## BEGIN
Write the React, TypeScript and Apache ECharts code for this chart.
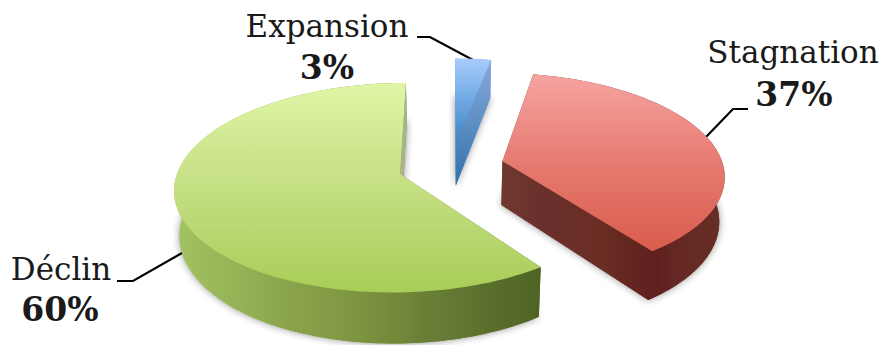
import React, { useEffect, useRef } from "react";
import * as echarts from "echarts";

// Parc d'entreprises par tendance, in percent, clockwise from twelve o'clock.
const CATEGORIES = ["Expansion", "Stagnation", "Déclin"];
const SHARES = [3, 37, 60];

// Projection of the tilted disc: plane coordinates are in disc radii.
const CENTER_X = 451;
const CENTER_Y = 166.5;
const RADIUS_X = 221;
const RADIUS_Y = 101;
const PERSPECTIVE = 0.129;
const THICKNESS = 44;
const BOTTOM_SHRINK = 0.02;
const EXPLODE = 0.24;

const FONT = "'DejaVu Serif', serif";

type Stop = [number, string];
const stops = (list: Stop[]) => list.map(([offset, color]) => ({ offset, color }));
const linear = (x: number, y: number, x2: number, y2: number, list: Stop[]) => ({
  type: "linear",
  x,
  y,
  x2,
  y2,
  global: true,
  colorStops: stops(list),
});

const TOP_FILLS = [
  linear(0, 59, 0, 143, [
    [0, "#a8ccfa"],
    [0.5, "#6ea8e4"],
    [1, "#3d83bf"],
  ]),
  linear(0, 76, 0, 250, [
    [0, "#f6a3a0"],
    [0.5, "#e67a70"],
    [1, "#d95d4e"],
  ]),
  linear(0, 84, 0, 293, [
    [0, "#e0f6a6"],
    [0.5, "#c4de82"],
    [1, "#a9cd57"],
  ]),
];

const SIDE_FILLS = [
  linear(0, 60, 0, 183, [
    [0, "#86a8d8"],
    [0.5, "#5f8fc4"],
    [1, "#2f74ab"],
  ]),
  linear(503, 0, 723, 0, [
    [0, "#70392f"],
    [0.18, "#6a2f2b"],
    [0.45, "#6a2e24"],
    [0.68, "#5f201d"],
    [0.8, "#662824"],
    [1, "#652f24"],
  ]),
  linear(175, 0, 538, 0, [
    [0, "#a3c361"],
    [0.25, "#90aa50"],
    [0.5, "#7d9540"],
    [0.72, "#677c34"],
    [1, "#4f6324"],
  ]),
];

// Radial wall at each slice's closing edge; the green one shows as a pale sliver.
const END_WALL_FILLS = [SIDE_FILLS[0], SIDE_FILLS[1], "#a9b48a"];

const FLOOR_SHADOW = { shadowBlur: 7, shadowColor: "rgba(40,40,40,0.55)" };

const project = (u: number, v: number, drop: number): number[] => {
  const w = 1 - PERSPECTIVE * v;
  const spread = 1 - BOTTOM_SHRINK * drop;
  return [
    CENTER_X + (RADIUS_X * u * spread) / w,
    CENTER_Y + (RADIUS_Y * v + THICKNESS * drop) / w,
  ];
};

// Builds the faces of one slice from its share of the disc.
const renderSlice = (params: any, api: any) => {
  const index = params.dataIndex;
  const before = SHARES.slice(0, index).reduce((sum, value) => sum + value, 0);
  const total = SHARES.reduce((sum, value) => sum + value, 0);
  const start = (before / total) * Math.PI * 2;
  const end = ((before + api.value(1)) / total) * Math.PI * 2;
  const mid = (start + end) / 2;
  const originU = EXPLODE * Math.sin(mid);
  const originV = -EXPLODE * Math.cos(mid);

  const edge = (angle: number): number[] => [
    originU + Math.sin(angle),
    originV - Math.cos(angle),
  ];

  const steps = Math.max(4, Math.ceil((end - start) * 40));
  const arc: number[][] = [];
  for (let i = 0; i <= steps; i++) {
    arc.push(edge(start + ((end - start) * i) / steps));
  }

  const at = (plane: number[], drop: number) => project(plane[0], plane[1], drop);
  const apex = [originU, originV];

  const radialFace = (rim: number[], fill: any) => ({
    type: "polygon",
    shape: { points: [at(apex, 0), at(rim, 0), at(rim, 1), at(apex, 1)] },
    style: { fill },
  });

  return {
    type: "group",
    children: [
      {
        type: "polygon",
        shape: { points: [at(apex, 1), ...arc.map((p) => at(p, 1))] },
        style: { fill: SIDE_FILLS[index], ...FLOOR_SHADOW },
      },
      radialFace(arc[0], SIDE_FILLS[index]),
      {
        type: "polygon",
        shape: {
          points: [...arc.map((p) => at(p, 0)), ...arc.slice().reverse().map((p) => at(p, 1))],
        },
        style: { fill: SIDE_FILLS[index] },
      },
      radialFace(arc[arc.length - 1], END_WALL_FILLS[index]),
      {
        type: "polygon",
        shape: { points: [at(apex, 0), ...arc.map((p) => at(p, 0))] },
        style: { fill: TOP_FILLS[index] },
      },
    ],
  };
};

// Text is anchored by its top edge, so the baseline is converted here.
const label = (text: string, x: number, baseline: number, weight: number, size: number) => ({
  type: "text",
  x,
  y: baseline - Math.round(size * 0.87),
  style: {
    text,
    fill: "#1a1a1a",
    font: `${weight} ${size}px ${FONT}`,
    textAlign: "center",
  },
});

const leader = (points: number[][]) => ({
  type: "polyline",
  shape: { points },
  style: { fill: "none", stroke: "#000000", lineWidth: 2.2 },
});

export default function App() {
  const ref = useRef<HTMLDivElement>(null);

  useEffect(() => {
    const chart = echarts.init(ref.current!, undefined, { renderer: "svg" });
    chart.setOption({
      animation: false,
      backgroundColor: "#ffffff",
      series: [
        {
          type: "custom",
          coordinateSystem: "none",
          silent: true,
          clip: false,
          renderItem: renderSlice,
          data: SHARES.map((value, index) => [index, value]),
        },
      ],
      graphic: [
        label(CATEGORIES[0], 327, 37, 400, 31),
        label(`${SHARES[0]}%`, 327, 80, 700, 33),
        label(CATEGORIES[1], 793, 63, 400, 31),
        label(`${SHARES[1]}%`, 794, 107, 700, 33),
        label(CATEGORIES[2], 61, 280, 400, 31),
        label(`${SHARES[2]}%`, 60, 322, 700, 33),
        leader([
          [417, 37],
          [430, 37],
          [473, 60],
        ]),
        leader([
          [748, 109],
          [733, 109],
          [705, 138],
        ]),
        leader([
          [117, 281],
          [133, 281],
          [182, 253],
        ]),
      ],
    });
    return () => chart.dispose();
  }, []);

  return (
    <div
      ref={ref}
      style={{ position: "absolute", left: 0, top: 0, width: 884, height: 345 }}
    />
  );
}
## END
▶ _TASK GOAL_
Look for lines containing the string "React" and copy them all.

▶ _RESPONSE_
Write the React, TypeScript and Apache ECharts code for this chart.
import React, { useEffect, useRef } from "react";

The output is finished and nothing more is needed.